Words by Sean Moeller, Illustration by Johnnie Cluney, Recording engineered by Mike Gentry
The way that another person affects you is an imprecise science, if you could even call it such a thing. There's chemistry involved, so it's not far from it, but there's so much more to it that it makes any of the science of it look and feel booze-addled. It's a long and drawn out game of rope-a-dope. The different compositions of a relationship or a bond are countless and they're based upon two people being as protective as they can be with their vulnerable parts until they just can't help it any longer and even then, up until a certain point, most moves that they make are still rooted in deception and sleight of hand. Most people just give in to that presumptive feeling that there's something here that should be allowed to work itself out. It could be destructive or it could be thrilling, but there's a general feeling that one can never really know until they've allowed themselves just to be wasted by it. They'll just take that leap from the highest peak, with eyes closed and see what kind of a mess they make on ground below, or if they land and they've not spilled a drop of their coffees.
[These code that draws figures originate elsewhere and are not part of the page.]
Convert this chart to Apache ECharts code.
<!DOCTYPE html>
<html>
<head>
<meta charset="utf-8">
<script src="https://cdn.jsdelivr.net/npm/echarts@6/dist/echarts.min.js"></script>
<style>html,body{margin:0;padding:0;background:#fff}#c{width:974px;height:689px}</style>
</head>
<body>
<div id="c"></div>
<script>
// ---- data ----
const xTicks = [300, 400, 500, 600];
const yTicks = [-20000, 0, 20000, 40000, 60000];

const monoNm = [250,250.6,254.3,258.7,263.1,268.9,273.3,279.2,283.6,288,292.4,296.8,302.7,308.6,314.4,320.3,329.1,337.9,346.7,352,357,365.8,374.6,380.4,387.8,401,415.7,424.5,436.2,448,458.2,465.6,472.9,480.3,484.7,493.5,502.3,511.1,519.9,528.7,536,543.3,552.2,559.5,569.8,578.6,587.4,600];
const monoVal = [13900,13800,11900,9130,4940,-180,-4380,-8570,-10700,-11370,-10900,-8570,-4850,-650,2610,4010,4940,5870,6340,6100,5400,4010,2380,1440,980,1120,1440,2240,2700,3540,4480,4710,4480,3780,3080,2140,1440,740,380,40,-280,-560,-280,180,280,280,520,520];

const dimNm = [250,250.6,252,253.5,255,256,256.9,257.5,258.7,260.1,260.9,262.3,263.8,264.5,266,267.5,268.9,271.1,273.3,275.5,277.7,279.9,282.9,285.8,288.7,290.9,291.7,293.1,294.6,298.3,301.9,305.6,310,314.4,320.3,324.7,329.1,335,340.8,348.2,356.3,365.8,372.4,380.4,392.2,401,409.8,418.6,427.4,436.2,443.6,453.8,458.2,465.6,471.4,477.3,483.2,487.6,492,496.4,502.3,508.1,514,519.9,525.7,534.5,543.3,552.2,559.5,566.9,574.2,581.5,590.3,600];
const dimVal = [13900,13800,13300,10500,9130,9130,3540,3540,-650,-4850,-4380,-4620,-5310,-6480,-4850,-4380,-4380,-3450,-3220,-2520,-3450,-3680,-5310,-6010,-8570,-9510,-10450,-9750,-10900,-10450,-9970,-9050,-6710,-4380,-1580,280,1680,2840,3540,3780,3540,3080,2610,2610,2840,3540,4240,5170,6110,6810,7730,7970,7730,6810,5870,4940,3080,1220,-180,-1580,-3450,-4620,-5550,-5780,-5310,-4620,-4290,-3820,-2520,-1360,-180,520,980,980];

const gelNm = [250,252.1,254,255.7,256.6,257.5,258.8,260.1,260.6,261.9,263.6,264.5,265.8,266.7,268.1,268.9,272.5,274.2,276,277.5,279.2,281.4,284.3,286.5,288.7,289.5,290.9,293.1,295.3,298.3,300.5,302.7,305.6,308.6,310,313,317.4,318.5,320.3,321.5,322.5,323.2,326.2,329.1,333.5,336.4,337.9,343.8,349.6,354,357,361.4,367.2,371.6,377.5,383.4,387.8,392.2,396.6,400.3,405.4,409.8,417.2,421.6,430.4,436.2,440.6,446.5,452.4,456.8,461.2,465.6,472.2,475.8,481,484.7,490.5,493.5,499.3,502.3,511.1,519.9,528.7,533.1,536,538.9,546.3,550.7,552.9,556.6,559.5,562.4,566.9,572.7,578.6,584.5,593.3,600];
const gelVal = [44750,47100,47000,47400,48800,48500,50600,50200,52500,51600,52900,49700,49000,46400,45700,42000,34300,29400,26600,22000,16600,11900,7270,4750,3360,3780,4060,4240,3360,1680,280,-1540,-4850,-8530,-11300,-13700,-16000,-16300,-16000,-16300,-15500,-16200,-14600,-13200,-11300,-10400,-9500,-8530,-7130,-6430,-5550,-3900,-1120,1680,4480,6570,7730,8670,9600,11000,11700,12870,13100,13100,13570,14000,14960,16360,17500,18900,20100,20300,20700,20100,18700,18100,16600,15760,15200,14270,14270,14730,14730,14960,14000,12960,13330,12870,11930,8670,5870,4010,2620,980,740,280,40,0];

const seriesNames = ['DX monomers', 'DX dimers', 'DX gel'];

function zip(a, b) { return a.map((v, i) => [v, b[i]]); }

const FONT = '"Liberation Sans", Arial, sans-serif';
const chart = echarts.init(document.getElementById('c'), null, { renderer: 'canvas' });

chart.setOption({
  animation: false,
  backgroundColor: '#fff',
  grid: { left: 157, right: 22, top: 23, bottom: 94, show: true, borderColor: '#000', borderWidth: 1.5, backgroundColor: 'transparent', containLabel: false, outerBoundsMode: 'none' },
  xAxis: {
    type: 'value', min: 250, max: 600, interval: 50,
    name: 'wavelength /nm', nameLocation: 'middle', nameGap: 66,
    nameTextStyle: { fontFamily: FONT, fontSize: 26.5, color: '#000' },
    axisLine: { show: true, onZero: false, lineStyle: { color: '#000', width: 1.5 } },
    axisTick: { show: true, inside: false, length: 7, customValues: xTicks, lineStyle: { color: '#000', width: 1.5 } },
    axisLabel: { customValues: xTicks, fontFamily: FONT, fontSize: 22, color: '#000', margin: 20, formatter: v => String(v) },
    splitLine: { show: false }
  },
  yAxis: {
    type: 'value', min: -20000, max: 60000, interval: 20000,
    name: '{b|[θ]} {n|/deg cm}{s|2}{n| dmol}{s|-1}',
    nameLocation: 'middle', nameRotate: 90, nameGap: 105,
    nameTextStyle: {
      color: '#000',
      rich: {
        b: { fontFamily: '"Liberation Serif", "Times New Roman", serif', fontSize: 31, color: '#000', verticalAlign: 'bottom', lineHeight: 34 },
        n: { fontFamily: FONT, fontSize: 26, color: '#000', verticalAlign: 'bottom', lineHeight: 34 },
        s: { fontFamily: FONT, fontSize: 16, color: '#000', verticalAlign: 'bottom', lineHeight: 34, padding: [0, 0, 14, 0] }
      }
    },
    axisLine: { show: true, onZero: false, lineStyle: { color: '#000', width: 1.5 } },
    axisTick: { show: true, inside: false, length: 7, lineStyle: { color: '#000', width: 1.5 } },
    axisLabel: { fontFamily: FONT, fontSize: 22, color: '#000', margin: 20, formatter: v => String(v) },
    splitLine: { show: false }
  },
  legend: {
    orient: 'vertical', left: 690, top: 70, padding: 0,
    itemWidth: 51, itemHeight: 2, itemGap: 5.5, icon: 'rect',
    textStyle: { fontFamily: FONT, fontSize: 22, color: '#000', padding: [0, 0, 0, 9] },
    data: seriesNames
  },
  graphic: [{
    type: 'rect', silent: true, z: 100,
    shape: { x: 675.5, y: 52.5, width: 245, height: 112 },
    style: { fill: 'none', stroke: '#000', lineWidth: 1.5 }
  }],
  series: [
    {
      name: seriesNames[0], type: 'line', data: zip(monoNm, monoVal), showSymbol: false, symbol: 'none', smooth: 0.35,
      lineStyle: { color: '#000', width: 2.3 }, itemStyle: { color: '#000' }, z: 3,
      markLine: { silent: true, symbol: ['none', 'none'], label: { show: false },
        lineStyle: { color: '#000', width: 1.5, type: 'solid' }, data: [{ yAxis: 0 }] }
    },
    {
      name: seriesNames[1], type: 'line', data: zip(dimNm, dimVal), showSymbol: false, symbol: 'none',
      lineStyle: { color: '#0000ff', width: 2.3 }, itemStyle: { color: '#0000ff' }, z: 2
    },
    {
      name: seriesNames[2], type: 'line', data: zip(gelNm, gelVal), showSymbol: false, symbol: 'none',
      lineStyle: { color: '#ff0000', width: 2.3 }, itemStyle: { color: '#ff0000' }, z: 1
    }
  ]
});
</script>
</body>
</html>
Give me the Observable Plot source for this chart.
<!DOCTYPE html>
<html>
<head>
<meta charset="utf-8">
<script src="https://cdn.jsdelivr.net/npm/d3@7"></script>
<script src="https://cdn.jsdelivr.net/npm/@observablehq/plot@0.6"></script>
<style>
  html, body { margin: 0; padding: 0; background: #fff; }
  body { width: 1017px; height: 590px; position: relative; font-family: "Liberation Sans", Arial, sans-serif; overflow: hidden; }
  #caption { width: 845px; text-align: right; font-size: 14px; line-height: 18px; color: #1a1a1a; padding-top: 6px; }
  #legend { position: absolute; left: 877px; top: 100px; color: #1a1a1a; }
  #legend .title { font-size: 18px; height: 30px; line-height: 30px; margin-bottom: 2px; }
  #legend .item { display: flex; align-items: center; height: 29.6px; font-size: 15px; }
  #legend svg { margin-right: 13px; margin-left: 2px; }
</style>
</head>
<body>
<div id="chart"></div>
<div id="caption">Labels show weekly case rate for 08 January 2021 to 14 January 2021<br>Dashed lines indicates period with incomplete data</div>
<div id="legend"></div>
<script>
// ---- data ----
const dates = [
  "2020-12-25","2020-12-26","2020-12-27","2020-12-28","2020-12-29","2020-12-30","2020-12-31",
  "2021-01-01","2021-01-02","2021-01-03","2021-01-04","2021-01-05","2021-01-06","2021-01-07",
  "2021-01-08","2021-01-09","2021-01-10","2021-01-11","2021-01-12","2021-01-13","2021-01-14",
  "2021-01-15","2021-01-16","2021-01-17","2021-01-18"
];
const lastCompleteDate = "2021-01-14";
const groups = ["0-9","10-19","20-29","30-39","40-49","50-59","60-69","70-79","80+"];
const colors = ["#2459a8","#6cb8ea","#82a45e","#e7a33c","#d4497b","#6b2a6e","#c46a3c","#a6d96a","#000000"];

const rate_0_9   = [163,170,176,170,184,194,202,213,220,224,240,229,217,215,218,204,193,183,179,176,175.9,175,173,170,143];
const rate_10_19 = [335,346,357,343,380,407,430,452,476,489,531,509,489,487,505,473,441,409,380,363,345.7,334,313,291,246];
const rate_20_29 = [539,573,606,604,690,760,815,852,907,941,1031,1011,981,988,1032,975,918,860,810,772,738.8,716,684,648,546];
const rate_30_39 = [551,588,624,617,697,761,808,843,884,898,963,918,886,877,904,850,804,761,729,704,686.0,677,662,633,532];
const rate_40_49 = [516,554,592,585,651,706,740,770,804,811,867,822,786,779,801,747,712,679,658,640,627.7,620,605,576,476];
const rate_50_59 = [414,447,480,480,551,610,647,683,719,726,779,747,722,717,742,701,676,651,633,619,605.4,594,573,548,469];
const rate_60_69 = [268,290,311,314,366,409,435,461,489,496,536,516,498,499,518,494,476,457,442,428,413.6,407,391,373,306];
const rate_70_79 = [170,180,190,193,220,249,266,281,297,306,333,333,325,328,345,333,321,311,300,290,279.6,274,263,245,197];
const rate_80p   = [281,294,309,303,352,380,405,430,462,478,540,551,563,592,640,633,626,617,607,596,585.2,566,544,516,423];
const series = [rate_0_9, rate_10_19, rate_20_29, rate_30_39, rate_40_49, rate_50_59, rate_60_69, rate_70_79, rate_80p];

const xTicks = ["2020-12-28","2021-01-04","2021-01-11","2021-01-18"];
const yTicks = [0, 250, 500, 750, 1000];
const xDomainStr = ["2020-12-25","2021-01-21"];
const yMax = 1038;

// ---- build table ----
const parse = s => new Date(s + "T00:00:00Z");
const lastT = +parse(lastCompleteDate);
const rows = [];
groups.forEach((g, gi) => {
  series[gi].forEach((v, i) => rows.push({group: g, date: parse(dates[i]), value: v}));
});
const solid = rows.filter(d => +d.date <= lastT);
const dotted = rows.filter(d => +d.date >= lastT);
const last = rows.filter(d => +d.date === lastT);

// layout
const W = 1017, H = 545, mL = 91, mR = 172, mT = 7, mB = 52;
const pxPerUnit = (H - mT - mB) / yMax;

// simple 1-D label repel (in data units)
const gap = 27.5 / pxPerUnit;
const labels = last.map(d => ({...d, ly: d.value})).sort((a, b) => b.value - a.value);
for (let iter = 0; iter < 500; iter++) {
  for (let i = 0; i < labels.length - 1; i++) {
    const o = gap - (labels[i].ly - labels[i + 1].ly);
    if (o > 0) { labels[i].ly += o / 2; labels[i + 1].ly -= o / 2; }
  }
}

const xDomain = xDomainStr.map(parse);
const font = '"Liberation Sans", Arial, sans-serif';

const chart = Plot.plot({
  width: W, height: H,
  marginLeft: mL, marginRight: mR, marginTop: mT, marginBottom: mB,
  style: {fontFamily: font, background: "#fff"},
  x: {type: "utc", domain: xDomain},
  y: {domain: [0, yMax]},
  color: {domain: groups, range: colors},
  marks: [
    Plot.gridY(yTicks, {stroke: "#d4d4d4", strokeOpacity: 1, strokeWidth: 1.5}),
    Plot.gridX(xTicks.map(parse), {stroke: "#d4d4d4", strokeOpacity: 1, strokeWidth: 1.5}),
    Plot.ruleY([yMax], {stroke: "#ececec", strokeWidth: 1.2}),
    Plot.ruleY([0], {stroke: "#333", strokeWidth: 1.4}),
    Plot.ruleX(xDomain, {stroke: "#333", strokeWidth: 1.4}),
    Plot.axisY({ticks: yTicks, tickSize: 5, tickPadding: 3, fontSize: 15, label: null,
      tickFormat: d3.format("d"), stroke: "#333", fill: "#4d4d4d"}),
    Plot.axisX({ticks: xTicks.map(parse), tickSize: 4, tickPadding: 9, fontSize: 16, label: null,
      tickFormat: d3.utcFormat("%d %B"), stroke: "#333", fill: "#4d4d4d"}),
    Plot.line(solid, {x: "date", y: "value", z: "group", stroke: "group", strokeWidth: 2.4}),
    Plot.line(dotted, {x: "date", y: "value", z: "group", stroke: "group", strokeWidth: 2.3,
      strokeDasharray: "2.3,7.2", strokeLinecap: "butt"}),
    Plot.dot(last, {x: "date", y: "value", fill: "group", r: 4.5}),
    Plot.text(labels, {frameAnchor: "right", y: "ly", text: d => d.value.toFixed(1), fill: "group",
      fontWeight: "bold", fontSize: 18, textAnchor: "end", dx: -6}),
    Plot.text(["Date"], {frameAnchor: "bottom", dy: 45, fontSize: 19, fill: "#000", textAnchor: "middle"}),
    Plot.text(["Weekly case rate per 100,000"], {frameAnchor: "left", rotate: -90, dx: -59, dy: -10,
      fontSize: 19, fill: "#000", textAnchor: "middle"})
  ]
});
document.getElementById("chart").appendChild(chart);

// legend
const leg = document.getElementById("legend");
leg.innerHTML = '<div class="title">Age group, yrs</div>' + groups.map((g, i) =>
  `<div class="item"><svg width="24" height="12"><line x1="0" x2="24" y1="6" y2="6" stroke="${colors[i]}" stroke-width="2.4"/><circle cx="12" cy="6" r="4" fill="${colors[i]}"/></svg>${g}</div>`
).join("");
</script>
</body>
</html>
The people that the New York-dwelling folks in the band Frances Cone write into existence feel as if they're walking and working for nights, looking to alter the odds. They're looking to spend the night - even if it's just that single night - a little less empty, a lot less cold. They have a feeling they know what can fill them, but they find that it's never easy. Either way - filled or not filled - Cone makes their nights beautiful. She does longing like few others do it. It's not shown as a pitiful or overly sad sentiment. Her characters seem almost smitten by it. The strongest longing could really only be as a result of having had and lost - being out on an odyssey that will consume, but not devour. It will take energy, but it might replenish energy as well. It could be soothing. It could just be another loss, but not without some gains being had. Cone's songs make you realize just how easy it is to break any of us and yet how easy it could be to sweep anyone completely off their feet. She makes us falling desirable. She makes the quest of finding that home heart - that person that we were meant for - worth going through the most hellish hells for. She makes it all sound like heaven.